Ainda em 99, mas com relação item que a FAO denomina “bebidas tropicais”, o café e o cacau mostraram preços declinantes, “por dois anos seguidos”, em conseqüência da baixa demanda por esses produtos. No café, acrescenta, houve um recuo “exacerbado” com a desvalorização de 40% do Real. “Os países exportadores de café e cacau, no ano passado, perderam US$ 4,3 bilhões em receitas”, assinala. A FAO também apontou uma diminuição das cotações dos cítricos, tanto in natura como industrializado (suco). Neste aspecto, afirma que, em 2000, só haverá recuperação, nas cotações, se houver um controle na oferta, pois demanda dos Estados Unidos caiu e este país é visto como um dos maiores consumidores.
O trabalho também aponta a existência de uma panorama desigual no plantio de grãos, no planeta. Nos Estados Unidos, por exemplo, houve redução na cultura do trigo, que poderia ser compensada por um aumento no Canadá e, ainda por um expansão da área de cultivo de inverno em terras da Comunidade Européia e de outros países do Leste Europeu. A existência de estoques remanescentes nos países exportadores e uma demanda apática, exercem pouca pressão sobre os preços. Com esse quadro, é possível que haja uma redução de até 4 milhões de toneladas na produção do próximo ano.
Na América do Sul, os grãos secundários apresentam boas perspectivas de produção, enquanto na África o quadro parece menos favorável devido ás inundações registradas no início de fevereiro passado. Mesmo assim, estão previstos 3% de crescimento. Quanto ás culturas de arroz na “franja equatorial” e no hemisfério Sul, a FAO previa uma redução na área plantada. Porém, devido á existência de boas colheitas e, em conseqüência, aumento da oferta, inclusive para exportação, pode haver uma tendência de queda nos preços e uma redução de até 4 milhões/t na produção mundial.
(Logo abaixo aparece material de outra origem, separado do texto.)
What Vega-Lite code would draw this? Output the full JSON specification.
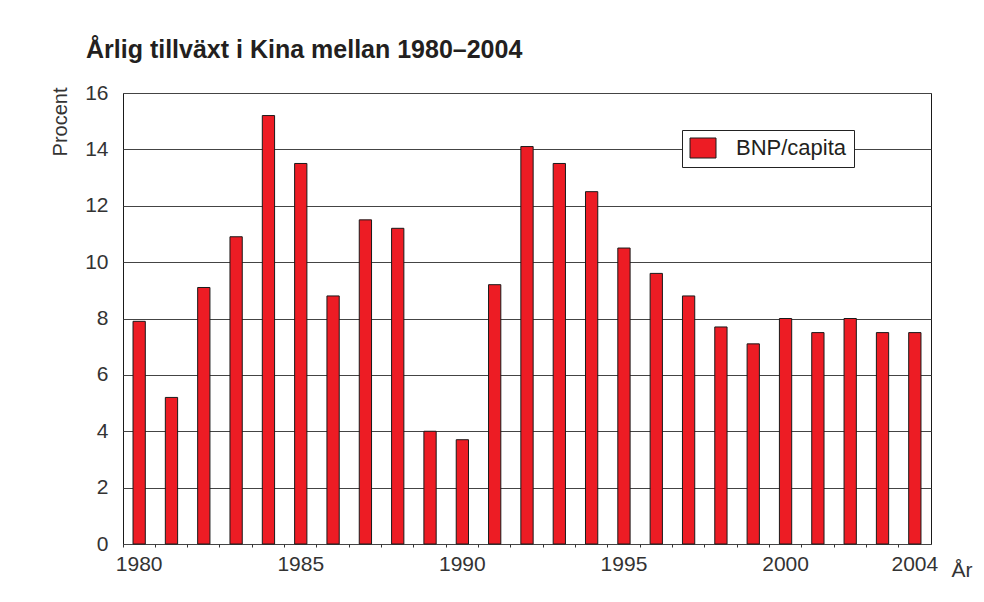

Quanto ás oleaginosas, a entidade constata que as cotações estão submetidas a uma pressão de baixa devido, basicamente, á maior oferta de óleo de palma. No caso do algodão, o recuo dos preços é decorrência do baixo valor pago ás fibras sintéticas, aliado a uma demanda franca e fartas colheitas. Já os baixos preços pagos por produtos cárneos, apesar de um aumento na demanda asiática, a FAO atribui á concessão de subsídios concedidos pelos países ricos aos programas de exportação. Não obstante, afirma que a forte procura pela carne refletiu um aumento de 5% no volume comercializado, com ligeiras altas sustentadas nos preços, contrapondo-se “fracamente” á tendência de queda. Toda essa análise sobre o mercado de commodities agrícolas, feitas pela FAO, serve como instrumento para medir o grau de fome existente no mundo, atualmente atingindo cerca de 800 milhões de pessoas. No Congresso Mundial de Alimentação, realizado em 1996, os participantes se comprometeram reduzir, até 2015, em 400 milhões, o número de habitantes que sofrem com a falta de alimentação no planeta. Esse compromisso foi reforçado, no início de setembro, durante reunião de governantes na sede da ONU, Nova York. Porém, a velocidade com que o programa está sendo implantado, beneficiando 8 milhões de pessoas/ano, permite prever que a meta dificilmente será alcançada.
Um documento da FAO, (O Estado de insegurança alimentar no mundo – 1999), mostra que o avanço existente não é uniforme. Os dados revelam que na primeira metade dos anos 90, apenas 37 países conseguiram reduzir 100 milhões de pessoas. No resto dos países em desenvolvimento, o volume da população faminta aumento em 60 milhões.
O estudo também coloca em relêvo que o problema da fome não afeta somente os países pobres. Citando dados preliminares de um levantamento feito em março/00, medindo a quantidade de pessoas afetadas pela subnutrição, a FAO aposta a existência de 26 milhões de famintos no Terceiro Mundo, número que cai para 8 milhões, no que se convencionou chamar de Primeiro Mundo.